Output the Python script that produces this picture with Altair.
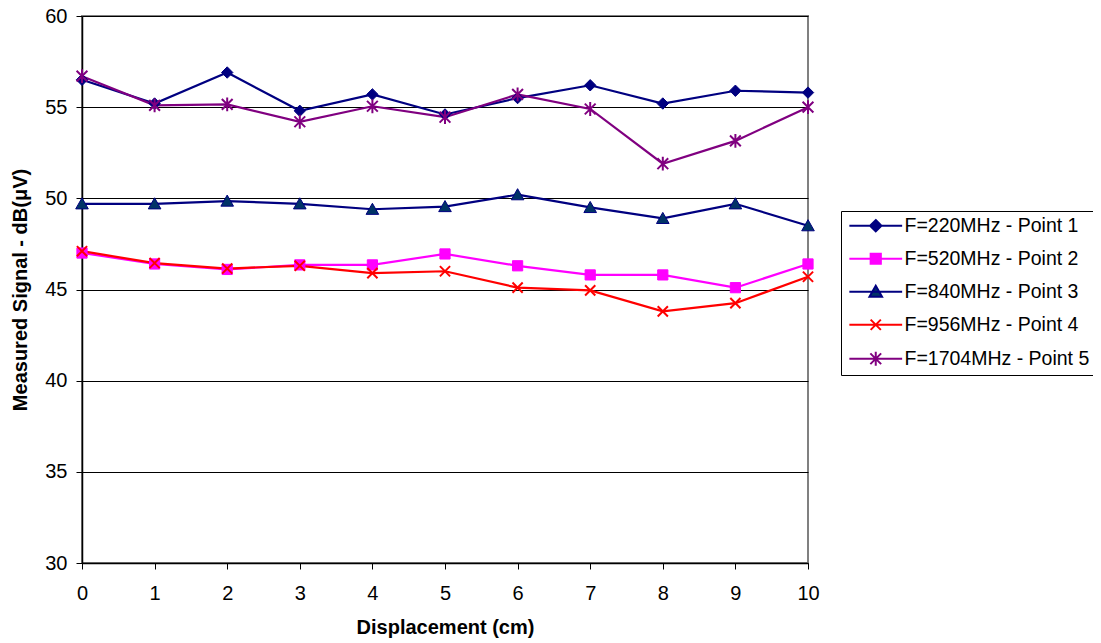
import altair as alt
import pandas as pd

# ---------------- data ----------------
displacement = [0, 1, 2, 3, 4, 5, 6, 7, 8, 9, 10]
series_names = [
    "F=220MHz - Point 1",
    "F=520MHz - Point 2",
    "F=840MHz - Point 3",
    "F=956MHz - Point 4",
    "F=1704MHz - Point 5",
]
p1 = [56.5, 55.2, 56.9, 54.8, 55.7, 54.6, 55.5, 56.2, 55.2, 55.9, 55.8]
p2 = [47.0, 46.4, 46.1, 46.35, 46.35, 46.95, 46.3, 45.8, 45.8, 45.1, 46.4]
p3 = [49.7, 49.7, 49.85, 49.7, 49.4, 49.55, 50.2, 49.5, 48.9, 49.7, 48.5]
p4 = [47.1, 46.45, 46.15, 46.3, 45.9, 46.0, 45.1, 44.95, 43.8, 44.25, 45.7]
p5 = [56.7, 55.1, 55.15, 54.2, 55.05, 54.45, 55.7, 54.9, 51.9, 53.15, 55.0]
y_ticks = [30, 35, 40, 45, 50, 55, 60]

# ---------------- styles ----------------
line_colors = ["#000080", "#FF00FF", "#000080", "#FF0000", "#800080"]
fill_colors = ["#000080", "#FF00FF", "#003366", "#FF0000", "#800080"]
marker_paths = [
    "M0,-0.95L0.95,0L0,0.95L-0.95,0Z",
    "M-0.85,-0.85H0.85V0.85H-0.85Z",
    "M0,-1L1.05,0.85L-1.05,0.85Z",
    "M-0.85,-0.85L0.85,0.85M-0.85,0.85L0.85,-0.85",
    "M-0.9,-0.9L0.9,0.9M-0.9,0.9L0.9,-0.9M0,-1.15V1.15",
]
legend_paths = ["M-4.4,0H4.4" + p for p in marker_paths]
filled_series = series_names[:3]
cross_series = series_names[3:]

FONT = "Liberation Sans"

rows = []
for name, vals in zip(series_names, [p1, p2, p3, p4, p5]):
    for xv, yv in zip(displacement, vals):
        rows.append({"x": xv, "y": yv, "series": name})
df = pd.DataFrame(rows)

x_enc = alt.X(
    "x:Q",
    scale=alt.Scale(domain=[0, 10], nice=False),
    axis=alt.Axis(
        values=displacement,
        format="d",
        title="Displacement (cm)",
        grid=False,
        tickSize=6,
        labelPadding=14,
        labelFontSize=20,
        titleFontSize=20,
        titleFontWeight="bold",
        titleY=64,
        titleBaseline="middle",
        labelFlush=False,
    ),
)
y_enc = alt.Y(
    "y:Q",
    scale=alt.Scale(domain=[30, 60], nice=False, zero=False),
    axis=alt.Axis(
        values=y_ticks,
        format="d",
        title="Measured Signal - dB(μV)",
        grid=True,
        gridColor="#000000",
        gridWidth=1,
        tickSize=6,
        labelPadding=9,
        labelFontSize=20,
        titleFontSize=20,
        titleFontWeight="bold",
        titleX=-62,
        titleBaseline="middle",
        labelFlush=False,
    ),
)

lines = alt.Chart(df).mark_line(strokeWidth=2.2).encode(
    x=x_enc,
    y=y_enc,
    color=alt.Color("series:N", scale=alt.Scale(domain=series_names, range=line_colors), legend=None),
    detail="series:N",
)


def marker_layer(subset, width):
    return alt.Chart(df).transform_filter(
        alt.FieldOneOfPredicate(field="series", oneOf=subset)
    ).mark_point(filled=True, size=144, opacity=1, strokeWidth=width).encode(
        x="x:Q",
        y="y:Q",
        shape=alt.Shape("series:N", scale=alt.Scale(domain=series_names, range=marker_paths), legend=None),
        fill=alt.Fill("series:N", scale=alt.Scale(domain=series_names, range=fill_colors), legend=None),
        stroke=alt.Stroke("series:N", scale=alt.Scale(domain=series_names, range=line_colors), legend=None),
    )


points_filled = marker_layer(filled_series, 1)
points_cross = marker_layer(cross_series, 2)

leg = alt.Legend(
    orient="none",
    legendX=759,
    legendY=195,
    title=None,
    labelFont=FONT,
    labelFontSize=19.5,
    labelColor="#000000",
    labelOffset=19,
    labelLimit=400,
    padding=5,
    rowPadding=12,
    strokeColor="#000000",
    fillColor="#FFFFFF",
    symbolSize=144,
    symbolStrokeWidth=2,
    symbolOffset=20,
)

legend_layer = alt.Chart(df).transform_filter("false").mark_point(
    filled=True, size=144, strokeWidth=2, opacity=1
).encode(
    x="x:Q",
    y="y:Q",
    shape=alt.Shape("series:N", scale=alt.Scale(domain=series_names, range=legend_paths), legend=leg),
    fill=alt.Fill("series:N", scale=alt.Scale(domain=series_names, range=fill_colors), legend=leg),
    stroke=alt.Stroke("series:N", scale=alt.Scale(domain=series_names, range=line_colors), legend=leg),
)

chart = (
    alt.layer(lines, points_filled, points_cross, legend_layer)
    .resolve_scale(shape="independent", fill="independent", stroke="independent")
    .properties(
        width=726,
        height=547,
        padding={"left": 74, "top": 8, "right": 285, "bottom": 75},
        autosize=alt.AutoSizeParams(type="none"),
    )
    .configure(font=FONT)
    .configure_view(stroke="#808080", strokeWidth=2)
    .configure_axis(
        domainColor="#000000",
        domainWidth=1.5,
        tickColor="#000000",
        tickWidth=1,
        labelColor="#000000",
        titleColor="#000000",
        labelFont=FONT,
        titleFont=FONT,
    )
)

chart.save("out.html", embed_options={"renderer": "svg", "actions": False})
━━━━━━━━
§ **YOUR OBJECTIVE**:
Repeat the data exactly, without the pictures.

§ **SOLUTION**:
Output the Python script that produces this picture with Altair.
import altair as alt
import pandas as pd

# ---------------- data ----------------
displacement = [0, 1, 2, 3, 4, 5, 6, 7, 8, 9, 10]
series_names = [
    "F=220MHz - Point 1",
    "F=520MHz - Point 2",
    "F=840MHz - Point 3",
    "F=956MHz - Point 4",
    "F=1704MHz - Point 5",
]
p1 = [56.5, 55.2, 56.9, 54.8, 55.7, 54.6, 55.5, 56.2, 55.2, 55.9, 55.8]
p2 = [47.0, 46.4, 46.1, 46.35, 46.35, 46.95, 46.3, 45.8, 45.8, 45.1, 46.4]
p3 = [49.7, 49.7, 49.85, 49.7, 49.4, 49.55, 50.2, 49.5, 48.9, 49.7, 48.5]
p4 = [47.1, 46.45, 46.15, 46.3, 45.9, 46.0, 45.1, 44.95, 43.8, 44.25, 45.7]
p5 = [56.7, 55.1, 55.15, 54.2, 55.05, 54.45, 55.7, 54.9, 51.9, 53.15, 55.0]
y_ticks = [30, 35, 40, 45, 50, 55, 60]

# ---------------- styles ----------------
line_colors = ["#000080", "#FF00FF", "#000080", "#FF0000", "#800080"]
fill_colors = ["#000080", "#FF00FF", "#003366", "#FF0000", "#800080"]
marker_paths = [
    "M0,-0.95L0.95,0L0,0.95L-0.95,0Z",
    "M-0.85,-0.85H0.85V0.85H-0.85Z",
    "M0,-1L1.05,0.85L-1.05,0.85Z",
    "M-0.85,-0.85L0.85,0.85M-0.85,0.85L0.85,-0.85",
    "M-0.9,-0.9L0.9,0.9M-0.9,0.9L0.9,-0.9M0,-1.15V1.15",
]
legend_paths = ["M-4.4,0H4.4" + p for p in marker_paths]
filled_series = series_names[:3]
cross_series = series_names[3:]

FONT = "Liberation Sans"

rows = []
for name, vals in zip(series_names, [p1, p2, p3, p4, p5]):
    for xv, yv in zip(displacement, vals):
        rows.append({"x": xv, "y": yv, "series": name})
df = pd.DataFrame(rows)

x_enc = alt.X(
    "x:Q",
    scale=alt.Scale(domain=[0, 10], nice=False),
    axis=alt.Axis(
        values=displacement,
        format="d",
        title="Displacement (cm)",
        grid=False,
        tickSize=6,
        labelPadding=14,
        labelFontSize=20,
        titleFontSize=20,
        titleFontWeight="bold",
        titleY=64,
        titleBaseline="middle",
        labelFlush=False,
    ),
)
y_enc = alt.Y(
    "y:Q",
    scale=alt.Scale(domain=[30, 60], nice=False, zero=False),
    axis=alt.Axis(
        values=y_ticks,
        format="d",
        title="Measured Signal - dB(μV)",
        grid=True,
        gridColor="#000000",
        gridWidth=1,
        tickSize=6,
        labelPadding=9,
        labelFontSize=20,
        titleFontSize=20,
        titleFontWeight="bold",
        titleX=-62,
        titleBaseline="middle",
        labelFlush=False,
    ),
)

lines = alt.Chart(df).mark_line(strokeWidth=2.2).encode(
    x=x_enc,
    y=y_enc,
    color=alt.Color("series:N", scale=alt.Scale(domain=series_names, range=line_colors), legend=None),
    detail="series:N",
)


def marker_layer(subset, width):
    return alt.Chart(df).transform_filter(
        alt.FieldOneOfPredicate(field="series", oneOf=subset)
    ).mark_point(filled=True, size=144, opacity=1, strokeWidth=width).encode(
        x="x:Q",
        y="y:Q",
        shape=alt.Shape("series:N", scale=alt.Scale(domain=series_names, range=marker_paths), legend=None),
        fill=alt.Fill("series:N", scale=alt.Scale(domain=series_names, range=fill_colors), legend=None),
        stroke=alt.Stroke("series:N", scale=alt.Scale(domain=series_names, range=line_colors), legend=None),
    )


points_filled = marker_layer(filled_series, 1)
points_cross = marker_layer(cross_series, 2)

leg = alt.Legend(
    orient="none",
    legendX=759,
    legendY=195,
    title=None,
    labelFont=FONT,
    labelFontSize=19.5,
    labelColor="#000000",
    labelOffset=19,
    labelLimit=400,
    padding=5,
    rowPadding=12,
    strokeColor="#000000",
    fillColor="#FFFFFF",
    symbolSize=144,
    symbolStrokeWidth=2,
    symbolOffset=20,
)

legend_layer = alt.Chart(df).transform_filter("false").mark_point(
    filled=True, size=144, strokeWidth=2, opacity=1
).encode(
    x="x:Q",
    y="y:Q",
    shape=alt.Shape("series:N", scale=alt.Scale(domain=series_names, range=legend_paths), legend=leg),
    fill=alt.Fill("series:N", scale=alt.Scale(domain=series_names, range=fill_colors), legend=leg),
    stroke=alt.Stroke("series:N", scale=alt.Scale(domain=series_names, range=line_colors), legend=leg),
)

chart = (
    alt.layer(lines, points_filled, points_cross, legend_layer)
    .resolve_scale(shape="independent", fill="independent", stroke="independent")
    .properties(
        width=726,
        height=547,
        padding={"left": 74, "top": 8, "right": 285, "bottom": 75},
        autosize=alt.AutoSizeParams(type="none"),
    )
    .configure(font=FONT)
    .configure_view(stroke="#808080", strokeWidth=2)
    .configure_axis(
        domainColor="#000000",
        domainWidth=1.5,
        tickColor="#000000",
        tickWidth=1,
        labelColor="#000000",
        titleColor="#000000",
        labelFont=FONT,
        titleFont=FONT,
    )
)

chart.save("out.html", embed_options={"renderer": "svg", "actions": False})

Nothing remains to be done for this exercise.